[clug] asymmetric routing

Chris Zhang chris.zhang.syd at gmail.com
Wed Aug 26 06:13:38 MDT 2009


On Wed, Aug 26, 2009 at 9:10 PM, Miloska <miloska at gmail.com> wrote:

> On Wed, Aug 26, 2009 at 11:27 AM, Chris Zhang<chris.zhang.syd at gmail.com>
> wrote:
> > My understanding is that TCP, as a bi-directional protocol, is causing
> this
> > issue (I
> > don't want acknowledgements to consume my quota).
> > So we probably have to fool the systems into thinking that nothing
> changes
> > at L3, hence
> > probably source address spoofing.
>
> I would be surprised if that would work in a real life situation -
> "famous last sentence". If that works don't go any further.
>
>
> > How would BGP help though in theory? I am very curious to find it out
> > actually. But it's likely
> > impossible for me to do since I have to get ASN from the ISP, I doubt
> they
> > will give me one.
>
> Unlikely that any ISP would run any routing protocol with an 'enduser'.
>
> With routing protocol you don't have to spoof your source IP, simply
> set up the routing to use the other line for incoming.
>
> Without spoofing or any other trick the packages should arrive on the
> same path than they went out, with routing protocols this can be
> overridden. I've seen this working ~10 years ago in an ISP
> configuration with BGP, but I guess it can be done with other
> protocols as well. In an ISP level you probably don't want to spoof
> addresses :)
>
>
> > What about the tunnel method you mentioned? Just curious, that's all.
>
> I've set a system like that last weekend - let's see how can I explain:
>
> Your internal network: 10.0.0.0/8
> You have two ISPs: ISP1 and ISP2
> You have a BOX on the Internet with public IP.
>
> Set up tunnels using both ISPs.
> Tunnel IPs
> ISP1: 192.168.1.1 on the local site, 192.168.1.2 on the BOX
> ISP2: 192.168.2.1 on the local site, 192.168.2.2 on the BOX
>
> Static route on local site (use ISP1 for upload):
> def gw:  192.168.1.2
>
> Static route on the BOX (use ISP2 for download):
> 10.0.0.0/8 -> 192.168.2.1


I think this is a very interesting setup. Are you saying when packets going
out
first, they go through the default gateway, which leaves 192.168.1.1 and
arrive at 192.168.1.2
through the tunnel using ISP1. The box with the public IP visits the website
(say www.google.com),
and traffic that is coming back from that website arrives at the same public
IP box and is then routed to
192.168.2.1 though ISP2 tunnel as a result of the static route on the public
box. This solves the
L3 problem perfectly since it is the same IP that is visiting the website.

>
> A NAT rule is needed in the BOX for 10.0.0.0/8, not in your local router.

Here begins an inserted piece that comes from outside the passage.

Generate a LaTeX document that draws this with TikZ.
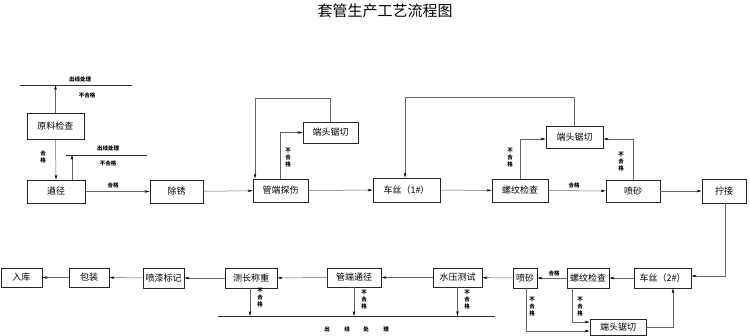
\documentclass[tikz,border=0pt]{standalone}
\usepackage{fontspec}
\setmainfont{Noto Sans CJK SC}
\usetikzlibrary{arrows.meta}
\tikzset{
  box/.style={draw=black!85, line width=0.9pt, inner sep=0pt, font=\fontsize{9}{10}\selectfont},
  arr/.style={draw=black!60, line width=0.5pt, -{Stealth[length=5pt,width=2.6pt,black]}},
  ln/.style={draw=black!60, line width=0.5pt},
  outl/.style={draw=black!80, line width=0.8pt},
  lbl/.style={font=\fontsize{5.5}{6}\selectfont\bfseries, inner sep=0pt},
  vlbl/.style={font=\fontsize{5.5}{7}\selectfont\bfseries, inner sep=0pt, align=center},
}
\begin{document}
\begin{tikzpicture}[x=1pt,y=-1pt]
\useasboundingbox (0,0) rectangle (750,336);
\node[inner sep=0pt, font=\fontsize{15}{16}\selectfont] (title) at (385,11) {套管生产工艺流程图};

% top row boxes
\node[box, minimum width=57pt, minimum height=26pt] (ylj) at (55.5,126) {原料检查};
\node[box, minimum width=58pt, minimum height=23pt] (tj) at (56,191.5) {遒径};
\node[box, minimum width=53pt, minimum height=23pt] (cx) at (176.5,191.5) {除锈};
\node[box, minimum width=55pt, minimum height=23pt] (gdts) at (280.5,190.5) {管端探伤};
\node[box, minimum width=55pt, minimum height=21pt] (dt1) at (330.5,132.5) {端头锯切};
\node[box, minimum width=67pt, minimum height=24pt] (cs1) at (406.5,190) {车丝（1\#）};
\node[box, minimum width=56pt, minimum height=23pt] (lw1) at (520,190.5) {螺纹检查};
\node[box, minimum width=54pt, minimum height=22pt] (ps1) at (633,191) {喷砂};
\node[box, minimum width=44pt, minimum height=24pt] (nj) at (724,191) {拧接};
\node[box, minimum width=57pt, minimum height=22pt] (dt2) at (574.5,137) {端头锯切};

% bottom row boxes
\node[box, minimum width=57pt, minimum height=20pt] (cs2) at (662.5,278) {车丝（2\#）};
\node[box, minimum width=42pt, minimum height=20pt] (lw2) at (588,278) {螺纹检查};
\node[box, minimum width=24pt, minimum height=20pt] (ps2) at (525,278) {喷砂};
\node[box, minimum width=56pt, minimum height=16pt] (dt3) at (618,327) {端头锯切};
\node[box, minimum width=49pt, minimum height=19pt] (sy) at (457.5,277.5) {水压测试};
\node[box, minimum width=54pt, minimum height=19pt] (gdtj) at (354,277.5) {管端通径};
\node[box, minimum width=52pt, minimum height=20pt] (ccz) at (251,278) {测长称重};
\node[box, minimum width=41pt, minimum height=20pt] (pq) at (163.5,278) {喷漆标记};
\node[box, minimum width=40pt, minimum height=19pt] (bz) at (89,277.5) {包装};
\node[box, minimum width=41pt, minimum height=19pt] (rk) at (21.5,277.5) {入库};

% out-of-line bars
\coordinate (L1a) at (20,85); \coordinate (L1b) at (132,85);
\coordinate (L2a) at (66,155); \coordinate (L2b) at (147,155);
\coordinate (L3a) at (218,316); \coordinate (L3b) at (495,316);
\draw[outl] (L1a) -- (L1b);
\draw[outl] (L2a) -- (L2b);
\draw[outl] (L3a) -- (L3b);
\node[lbl] (t1a) at (80,79) {出线处理};
\node[lbl] (t1b) at (87,95) {不合格};
\node[lbl] (t2a) at (108,148) {出线处理};
\node[lbl] (t2b) at (108,163) {不合格};
\node[lbl] (t3a) at (327,329) {出};
\node[lbl] (t3b) at (347,329) {线};
\node[lbl] (t3c) at (366,329) {处};
\node[lbl] (t3d) at (386,329) {理};

% connectors top
\draw[arr] (ylj.north) -- (ylj.north |- L1a);
\draw[arr] (ylj.south) -- (tj.north);
\node[vlbl] (h1) at (43,157) {合\\格};
\draw[arr] ([xshift=16pt]tj.north) -- ([xshift=16pt]tj.north |- L2a);
\draw[arr] (tj) -- (cx);
\node[lbl] (h2) at (113,185) {合格};
\draw[arr] (cx) -- (gdts);
\draw[arr] (gdts.north) |- (dt1.west);
\node[vlbl] (b1) at (288,158) {不\\合\\格};
\coordinate (k1) at (255,98);
\draw[arr] (dt1.north) |- (k1) -- (k1 |- gdts.north);
\draw[arr] (gdts) -- (cs1);
\draw[arr] (cs1) -- (lw1);
\draw[arr] (lw1.north) |- ([yshift=-2pt]dt2.west);
\node[vlbl] (b2) at (510,158) {不\\合\\格};
\draw[arr] (ps1.north) |- ([yshift=-2pt]dt2.east);
\node[vlbl] (b3) at (621,162) {不\\合\\格};
\coordinate (k2) at (405,97);
\draw[arr] (dt2.north) |- (k2) -- (k2 |- cs1.north);
\draw[arr] (lw1) -- (ps1);
\node[lbl] (h3) at (574,185) {合格};
\draw[arr] (ps1) -- (nj);
\draw[arr] ([xshift=1.5pt]nj.south) |- ([yshift=2pt]cs2.east);

% connectors bottom
\draw[arr] (cs2) -- (lw2);
\draw[arr] (lw2) -- (ps2);
\node[lbl] (h4) at (554,273) {合格};
\draw[arr] (ps2) -- (sy);
\draw[arr] (sy) -- (gdtj);
\draw[arr] (gdtj) -- (ccz);
\draw[arr] (ccz) -- (pq);
\draw[arr] (pq) -- (bz);
\draw[arr] (bz) -- (rk);
\draw[arr] ([xshift=-16pt]lw2.south) |- ([yshift=5pt]dt3.west);
\draw[arr] ([xshift=1pt]ps2.south) |- ([yshift=-4pt]dt3.west);
\node[vlbl] (b4) at (532,307) {不\\合\\格};
\node[vlbl] (b5) at (580,307) {不\\合\\格};
\draw[arr] (dt3.east) -| ([xshift=10.5pt]cs2.south);
\draw[arr] ([xshift=-1pt]ccz.south) -- ([xshift=-1pt]ccz.south |- L3a);
\draw[arr] (gdtj.south) -- (gdtj.south |- L3a);
\draw[arr] (sy.south) -- (sy.south |- L3a);
\node[vlbl] (b6) at (260,298) {不\\合\\格};
\node[vlbl] (b7) at (364,300) {不\\合\\格};
\node[vlbl] (b8) at (467,300) {不\\合\\格};
\end{tikzpicture}
\end{document}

Why do I need 10.0.0.0/8 though?  Would I be able to use DNAT on the public
box?
something like 'iptables -t NAT -A PREROUTING -d 192.168.1.1 -j DNAT --to
192.168.2.1' ?


> I used ipip protocol for the tunnels and I find several MTU problems
> (additional header), some websites wasn't working properly. I will do
> some more tests to see how I can fix this.
>
> The problem is that on this site there are several ADSL lines and if
> one of them fails the source IP of the connection will be changed.
> With this setup the soruce IP will be the IP on the BOX and won't
> change if any of the lines (tunnels) are going up and down. Also you
> can add multiple lines and use them (almost) as a big pipe.
>

I have never used IPIP, since the computer doesn't have a 192.168.1(2).0/24
network, how can I setup a tunnel involving those two?